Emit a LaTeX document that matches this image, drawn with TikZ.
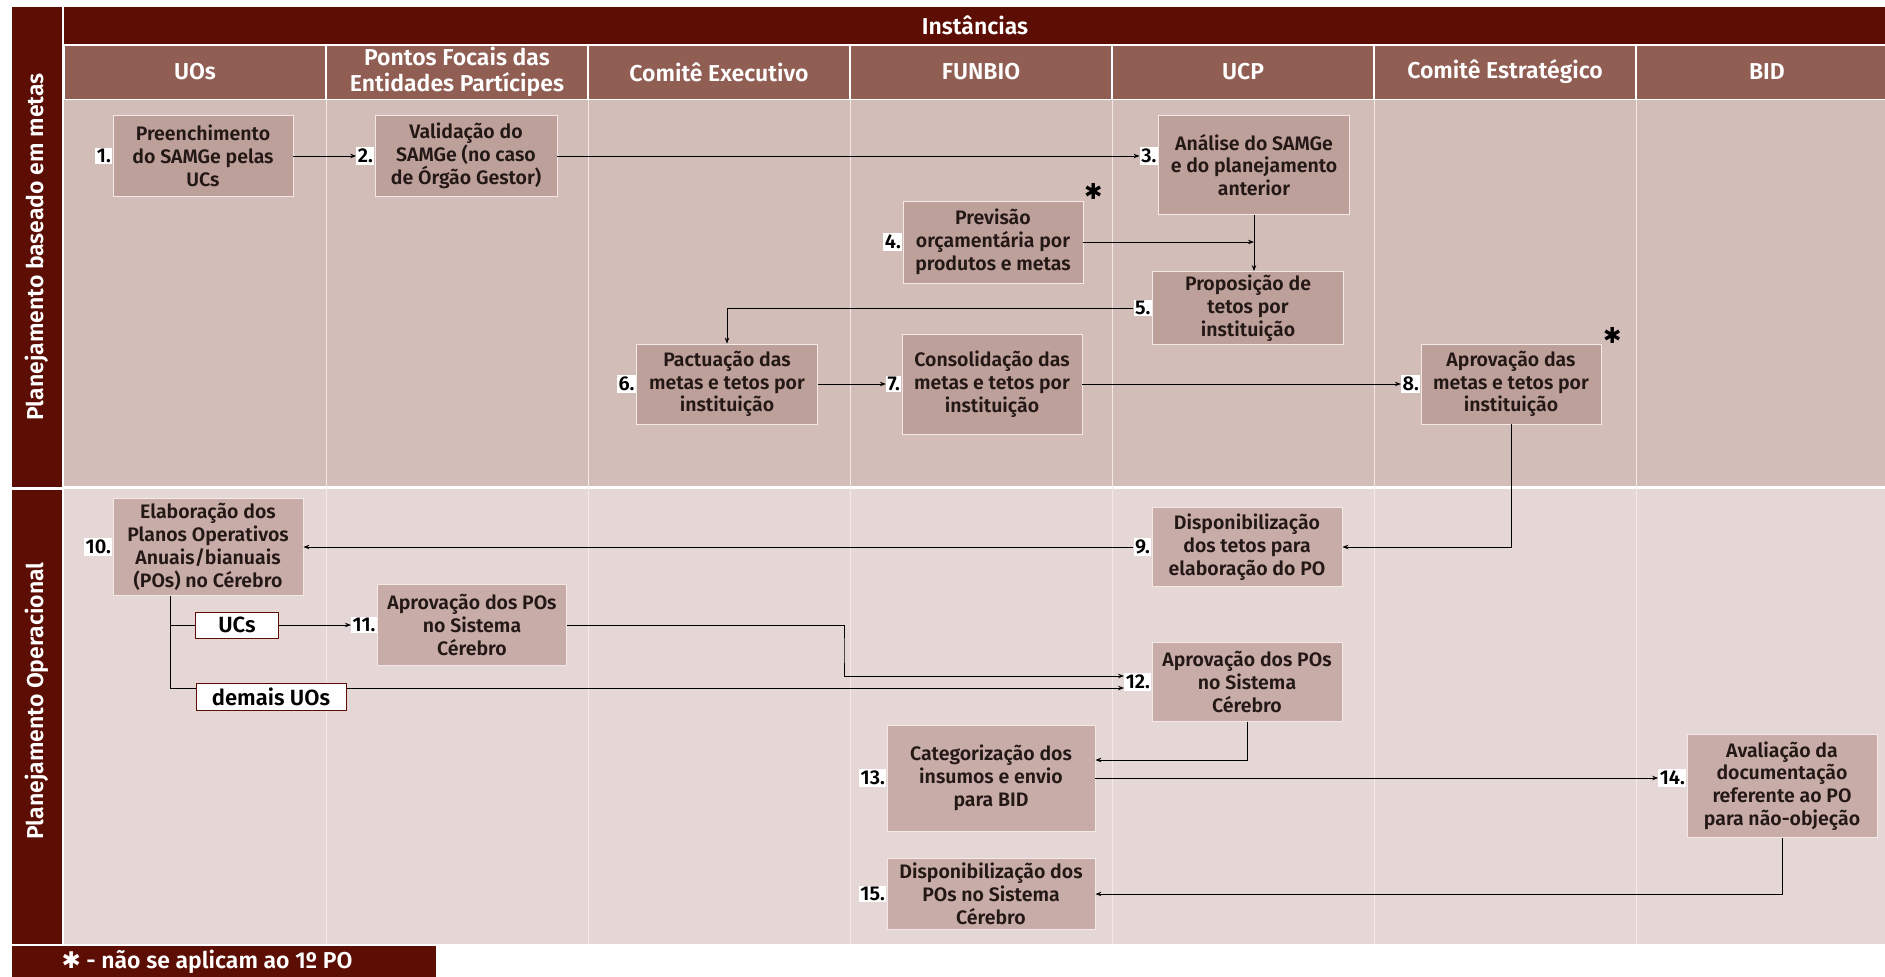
\documentclass[tikz,border=0pt]{standalone}
\usepackage{fontspec}
\setmainfont{Fira Sans}[BoldFont={* SemiBold}]
\newfontfamily\symbfont{DejaVu Sans}
\usetikzlibrary{positioning,arrows.meta}

\definecolor{darkband}{HTML}{5C0E04}
\definecolor{headband}{HTML}{915E54}
\definecolor{upperbg}{HTML}{D3BDB8}
\definecolor{lowerbg}{HTML}{E5D7D5}
\definecolor{upperbox}{HTML}{BEA09B}
\definecolor{lowerbox}{HTML}{C8ACA8}
\definecolor{boxline}{HTML}{F4E9E7}
\definecolor{inktext}{HTML}{231815}

\tikzset{
  stepbox/.style={draw=boxline, line width=0.8pt, fill=upperbox, text=inktext,
    align=center, inner sep=2pt, font=\bfseries\fontsize{19.5}{22.8}\selectfont},
  lowbox/.style={stepbox, fill=lowerbox},
  numlab/.style={fill=white, text=black, inner sep=1.5pt,
    font=\bfseries\fontsize{20}{22}\selectfont},
  tagbox/.style={draw=darkband, line width=1pt, fill=white, text=black,
    inner sep=2pt, font=\bfseries\fontsize{22}{24}\selectfont},
  headtext/.style={text=white, align=center, font=\bfseries\fontsize{23}{26}\selectfont},
  starmark/.style={text=black, inner sep=0pt, font=\symbfont\fontsize{22}{22}\selectfont},
  flow/.style={-{Stealth[length=6pt,width=4.5pt]}, line width=0.9pt, draw=black},
  plain/.style={line width=0.9pt, draw=black},
}

\begin{document}
\begin{tikzpicture}[x=1pt, y=-1pt]
    \useasboundingbox (0,0) rectangle (1885,977);

    % draw bands and backgrounds
    \fill[darkband] (12,7) rectangle (62,487);
    \fill[darkband] (12,490) rectangle (62,944);
    \fill[darkband] (64,7) rectangle (1885,44);
    \fill[darkband] (12,946) rectangle (436,977);
    \fill[upperbg] (64,100) rectangle (1885,486);
    \fill[lowerbg] (64,489) rectangle (1885,944);
    \foreach \i in {0,...,6}
      \fill[headband] (65+262*\i, 46) rectangle (325+262*\i, 99);
    \foreach \i in {1,...,6}
      \draw[boxline, line width=1pt] (64+262*\i, 100) -- (64+262*\i, 944);

    % draw header texts
    \node[headtext] (inst) at (975,25) {Instâncias};
    \foreach \name [count=\i from 0] in {UOs, {Pontos Focais das\\Entidades Partícipes},
        Comitê Executivo, FUNBIO, UCP, Comitê Estratégico, BID}
      \node[headtext] (col\i) at (195+262*\i, 72) {\name};
    \node[headtext, rotate=90] (rowtop) at (37,247) {Planejamento baseado em metas};
    \node[headtext, rotate=90] (rowbot) at (37,701) {Planejamento Operacional};
    \node[headtext, anchor=west] (note) at (58,962) {{\symbfont ✱} - não se aplicam ao 1º PO};

    % draw upper boxes
    \node[stepbox, minimum width=180, minimum height=81] (b1) at (203,156) {Preenchimento\\do SAMGe pelas\\UCs};
    \node[stepbox, minimum width=182, minimum height=81] (b2) at (466,156) {Validação do\\SAMGe (no caso\\de Órgão Gestor)};
    \node[stepbox, minimum width=191, minimum height=99] (b3) at (1254,165) {Análise do SAMGe\\e do planejamento\\anterior};
    \node[stepbox, minimum width=180, minimum height=82] (b4) at (993,242) {Previsão\\orçamentária por\\produtos e metas};
    \node[stepbox, minimum width=191, minimum height=73] (b5) at (1248,308) {Proposição de\\tetos por\\instituição};
    \node[stepbox, minimum width=181, minimum height=80] (b6) at (727,384) {Pactuação das\\metas e tetos por\\instituição};
    \node[stepbox, minimum width=180, minimum height=100] (b7) at (992,384) {Consolidação das\\metas e tetos por\\instituição};
    \node[stepbox, minimum width=180, minimum height=80] (b8) at (1511,384) {Aprovação das\\metas e tetos por\\instituição};

    % draw lower boxes
    \node[lowbox, minimum width=190, minimum height=79] (b9) at (1247,547) {Disponibilização\\dos tetos para\\elaboração do PO};
    \node[lowbox, minimum width=190, minimum height=97] (b10) at (208,547) {Elaboração dos\\Planos Operativos\\Anuais/bianuais\\(POs) no Cérebro};
    \node[lowbox, minimum width=189, minimum height=81] (b11) at (472,625) {Aprovação dos POs\\no Sistema\\Cérebro};
    \node[tagbox, minimum width=83, minimum height=26] (ucs) at (237,625) {UCs};
    \node[tagbox, minimum width=150, minimum height=27] (demais) at (271,697) {demais UOs};
    \node[lowbox, minimum width=190, minimum height=79] (b12) at (1247,682) {Aprovação dos POs\\no Sistema\\Cérebro};
    \node[lowbox, minimum width=208, minimum height=106] (b13) at (991,778) {Categorização dos\\insumos e envio\\para BID};
    \node[lowbox, minimum width=190, minimum height=103] (b14) at (1782,786) {Avaliação da\\documentação\\referente ao PO\\para não-objeção};
    \node[lowbox, minimum width=208, minimum height=71] (b15) at (991,894) {Disponibilização dos\\POs no Sistema\\Cérebro};

    % draw step numbers
    \node[numlab, left=0pt of b1] (n1) {1.};
    \node[numlab, left=0pt of b2] (n2) {2.};
    \node[numlab, anchor=east] (n3) at (b3.west |- b2.east) {3.};
    \node[numlab, left=0pt of b4] (n4) {4.};
    \node[numlab, left=0pt of b5] (n5) {5.};
    \node[numlab, left=0pt of b6] (n6) {6.};
    \node[numlab, left=0pt of b7] (n7) {7.};
    \node[numlab, left=0pt of b8] (n8) {8.};
    \node[numlab, left=0pt of b9] (n9) {9.};
    \node[numlab, left=0pt of b10] (n10) {10.};
    \node[numlab, left=0pt of b11] (n11) {11.};
    \node[numlab, left=0pt of b12] (n12) {12.};
    \node[numlab, left=0pt of b13] (n13) {13.};
    \node[numlab, anchor=east] (n14) at (b14.west |- b13.east) {14.};
    \node[numlab, left=0pt of b15] (n15) {15.};

    % draw asterisks
    \node[starmark] (s4) at ([xshift=10pt, yshift=9pt]b4.north east) {✱};
    \node[starmark] (s8) at ([xshift=11pt, yshift=8pt]b8.north east) {✱};

    % draw upper flow
    \draw[flow] (b1) -- (n2);
    \draw[flow] (b2) -- (n3);
    \draw[flow] (b3.south) -- (b3.south |- b5.north);
    \draw[flow] (b4) -- (b3.south |- b4.east);
    \draw[flow] (n5.west) -| (b6.north);
    \draw[flow] (b6) -- (n7);
    \draw[flow] (b7) -- (n8);
    \draw[flow] (b8.south) |- (b9.east);

    % draw lower flow
    \draw[flow] (n9) -- (b10);
    \coordinate (fork) at ([xshift=-38pt]b10.south);
    \coordinate (turn11) at (844,650);
    \draw[plain] (fork) |- ([yshift=9pt]demais.west);
    \draw[plain] (fork |- ucs.west) -- (ucs.west);
    \draw[flow] (ucs) -- (n11);
    \draw[flow] (b11.east) -| (turn11) |- ([yshift=6pt]n12.west);
    \draw[flow] ([yshift=9pt]demais.east) -- ([yshift=-6pt]n12.west);
    \draw[flow] (b12.south) |- ([yshift=18pt]b13.east);
    \draw[flow] (b13.east) -- (n14.west);
    \draw[flow] (b14.south) |- (b15.east);

\end{tikzpicture}
\end{document}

□ □ □ □ □

Given instruction
Print, exactly as written, the lines above from the first one to the one containing "-- (64+262*\i, 944);". Leave out pictures.

Exercise output
Emit a LaTeX document that matches this image, drawn with TikZ.
\documentclass[tikz,border=0pt]{standalone}
\usepackage{fontspec}
\setmainfont{Fira Sans}[BoldFont={* SemiBold}]
\newfontfamily\symbfont{DejaVu Sans}
\usetikzlibrary{positioning,arrows.meta}

\definecolor{darkband}{HTML}{5C0E04}
\definecolor{headband}{HTML}{915E54}
\definecolor{upperbg}{HTML}{D3BDB8}
\definecolor{lowerbg}{HTML}{E5D7D5}
\definecolor{upperbox}{HTML}{BEA09B}
\definecolor{lowerbox}{HTML}{C8ACA8}
\definecolor{boxline}{HTML}{F4E9E7}
\definecolor{inktext}{HTML}{231815}

\tikzset{
  stepbox/.style={draw=boxline, line width=0.8pt, fill=upperbox, text=inktext,
    align=center, inner sep=2pt, font=\bfseries\fontsize{19.5}{22.8}\selectfont},
  lowbox/.style={stepbox, fill=lowerbox},
  numlab/.style={fill=white, text=black, inner sep=1.5pt,
    font=\bfseries\fontsize{20}{22}\selectfont},
  tagbox/.style={draw=darkband, line width=1pt, fill=white, text=black,
    inner sep=2pt, font=\bfseries\fontsize{22}{24}\selectfont},
  headtext/.style={text=white, align=center, font=\bfseries\fontsize{23}{26}\selectfont},
  starmark/.style={text=black, inner sep=0pt, font=\symbfont\fontsize{22}{22}\selectfont},
  flow/.style={-{Stealth[length=6pt,width=4.5pt]}, line width=0.9pt, draw=black},
  plain/.style={line width=0.9pt, draw=black},
}

\begin{document}
\begin{tikzpicture}[x=1pt, y=-1pt]
    \useasboundingbox (0,0) rectangle (1885,977);

    % draw bands and backgrounds
    \fill[darkband] (12,7) rectangle (62,487);
    \fill[darkband] (12,490) rectangle (62,944);
    \fill[darkband] (64,7) rectangle (1885,44);
    \fill[darkband] (12,946) rectangle (436,977);
    \fill[upperbg] (64,100) rectangle (1885,486);
    \fill[lowerbg] (64,489) rectangle (1885,944);
    \foreach \i in {0,...,6}
      \fill[headband] (65+262*\i, 46) rectangle (325+262*\i, 99);
    \foreach \i in {1,...,6}
      \draw[boxline, line width=1pt] (64+262*\i, 100) -- (64+262*\i, 944);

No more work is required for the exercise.